Nos retiramos a un restaurante de unas cuarenta mesas y decorado en su totalidad en tonos rojos. A tres metros de altura, la cocina tenía una ventana que dejaba entrever sartenes y cazos colgados pero ocultaba a los cocineros. Javier y Yamila pidieron carne y pescado (de eso estoy casi seguro); yo, una especialidad local, carne a la cerveza negra con tomillo. Nos bebimos otras seis botellas, pero como no tenían Duvel hubo que contentarse con unas Judas.
Javier es un gran conversador. Vale decir, sabe escuchar, responder de forma concisa y evitar emitir juicios que impidan continuar el diálogo. Y lo más importante, domina la fina ironía de quien ha visto mucho, ha jugado en primera división y sabe que solo vale la pena hablar en serio de política si uno es capaz de evitar las obviedades.

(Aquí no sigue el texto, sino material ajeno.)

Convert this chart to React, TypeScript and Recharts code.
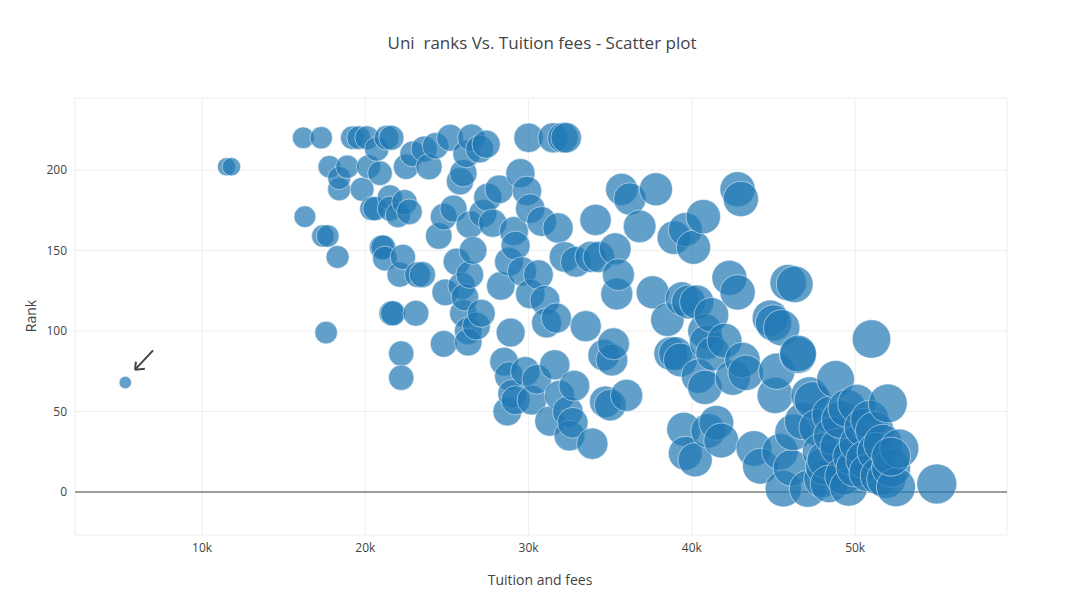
import React from 'react';
import { ScatterChart, Scatter, XAxis, YAxis, ZAxis, CartesianGrid, ReferenceLine } from 'recharts';

const tuitionK = [5.3,11.5,11.8,16.2,17.3,16.3,17.4,17.7,17.6,17.8,18.3,18.4,18.4,18.9,19.2,19.6,19.8,20.1,20.2,20.4,20.6,20.7,20.9,21.0,21.1,21.2,21.3,21.5,21.5,21.6,21.6,21.7,22.0,22.1,22.2,22.2,22.3,22.4,22.5,22.7,22.9,23.1,23.2,23.5,23.6,23.9,24.3,24.5,24.8,24.8,24.9,25.2,25.4,25.6,25.8,25.9,26.0,26.0,26.1,26.2,26.3,26.3,26.4,26.4,26.5,26.6,26.8,27.0,27.1,27.2,27.4,27.5,27.8,28.2,28.3,28.5,28.7,28.8,28.9,28.8,29.0,29.1,29.2,29.2,29.5,29.6,29.8,29.9,30.0,30.1,30.1,30.2,30.5,30.6,30.8,31.0,31.1,31.3,31.5,31.6,31.7,31.8,31.9,32.1,32.2,32.3,32.4,32.5,32.7,32.8,32.9,33.5,33.8,33.9,34.1,34.3,34.6,34.7,35.0,35.1,35.2,35.3,35.4,35.5,35.7,36.0,36.2,36.8,37.6,37.8,38.5,38.7,38.9,39.0,39.3,39.4,39.5,39.6,39.6,39.8,40.1,40.2,40.3,40.4,40.7,40.8,40.8,40.9,41.0,41.2,41.3,41.5,41.8,42.0,42.3,42.5,42.8,42.8,43.0,43.1,43.3,43.8,44.2,44.8,45.0,45.1,45.2,45.4,45.5,45.6,45.9,46.1,46.2,46.5,46.3,46.5,46.8,47.1,47.2,47.4,47.7,47.9,48.0,48.1,48.2,48.4,48.5,48.6,48.8,49.0,49.1,49.3,49.5,49.6,49.8,50.0,50.1,50.2,50.5,50.6,50.8,50.9,51.0,51.2,51.3,51.5,51.7,51.9,52.0,52.2,52.5,52.7,52.2,55.0];
const ranks = [68,202,202,220,220,171,159,159,99,202,146,188,195,202,220,220,188,220,202,176,176,213,198,152,152,145,220,183,176,111,220,111,172,135,86,71,146,180,202,174,210,111,135,135,213,202,215,159,171,92,124,220,176,143,193,128,111,198,121,210,100,93,166,135,220,150,103,213,111,173,216,183,167,188,128,81,50,143,99,72,61,162,153,57,198,137,75,187,220,176,123,57,70,135,168,119,105,44,220,79,108,164,60,220,146,220,50,35,43,66,143,103,146,30,169,146,85,56,54,82,92,151,123,135,188,60,182,165,124,188,107,86,158,86,82,120,39,24,163,118,152,20,118,72,171,65,100,93,38,110,86,43,32,94,133,71,124,188,182,82,74,27,16,108,105,60,75,25,102,2,130,15,37,85,129,86,44,2,60,57,40,25,8,16,20,5,48,35,70,28,45,10,52,3,22,15,55,30,40,20,12,45,95,38,25,10,30,8,55,15,3,27,22,5];
const xTicks = [10000, 20000, 30000, 40000, 50000];
const yTicks = [0, 50, 100, 150, 200];

const data = tuitionK.map((t, i) => ({ x: t * 1000, y: ranks[i], z: t * 1000 }));

const fmt = (v: number) => `${v / 1000}k`;
const tickStyle = { fontSize: 12, fill: '#444', fontFamily: '"Open Sans", sans-serif' };

export default function App() {
  return (
    <div style={{ position: 'absolute', left: 0, top: 0, width: 1084, height: 607, background: '#fff', fontFamily: '"Open Sans", sans-serif' }}>
      <div style={{ position: 'absolute', top: 31, width: 1084, textAlign: 'center', fontSize: 17, color: '#444' }}>
        Uni&nbsp; ranks Vs. Tuition fees - Scatter plot
      </div>
      <div style={{ position: 'absolute', top: 570, width: 1084, left: 0, paddingLeft: 0, textAlign: 'center', fontSize: 14, color: '#444' }}>
        <span style={{ position: 'absolute', left: 540, transform: 'translateX(-50%)' }}>Tuition and fees</span>
      </div>
      <div style={{ position: 'absolute', left: 30, top: 316, transform: 'translate(-50%,-50%) rotate(-90deg)', fontSize: 14, color: '#444' }}>Rank</div>
      <ScatterChart width={1084} height={607} margin={{ top: 98, right: 77, bottom: 42, left: 15 }}>
        <CartesianGrid stroke="#eee" />
        <XAxis type="number" dataKey="x" domain={[2220, 59300]} ticks={xTicks} tickFormatter={fmt}
          axisLine={false} tickLine={false} height={30} tick={tickStyle} allowDataOverflow />
        <YAxis type="number" dataKey="y" domain={[-26.7, 244.7]} ticks={yTicks} axisLine={false} tickLine={false}
          width={60} tick={tickStyle} allowDataOverflow />
        <ZAxis type="number" dataKey="z" domain={[0, 60000]} range={[0, 1370]} />
        <ReferenceLine y={0} stroke="#444" strokeWidth={1} />
        <Scatter data={data} fill="rgba(31,119,180,0.7)" stroke="#fff" strokeWidth={0.5} isAnimationActive={false} />
        <ReferenceLine segment={[{ x: 7000, y: 88 }, { x: 5900, y: 76 }]} stroke="#444" strokeWidth={2} />
        <ReferenceLine segment={[{ x: 5900, y: 76 }, { x: 6500, y: 76.5 }]} stroke="#444" strokeWidth={2} />
        <ReferenceLine segment={[{ x: 5900, y: 76 }, { x: 5950, y: 81 }]} stroke="#444" strokeWidth={2} />
      </ScatterChart>
    </div>
  );
}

Antes de marcharnos tropezando hacia la salida, le pedí a la camarera que me llevar a conocer a los cocineros. Estaban sobrios, perfumados y bostezando, pues los únicos tres platos que habían preparado en toda la noche habían sido los nuestros. Nos marchamos borrachos pero con el control de la veteranía. Los becarios len cambio legarían a sus apartamentos, borrachos pero navegando esa turbulencia que dispone tan gratamente a lo salvaje.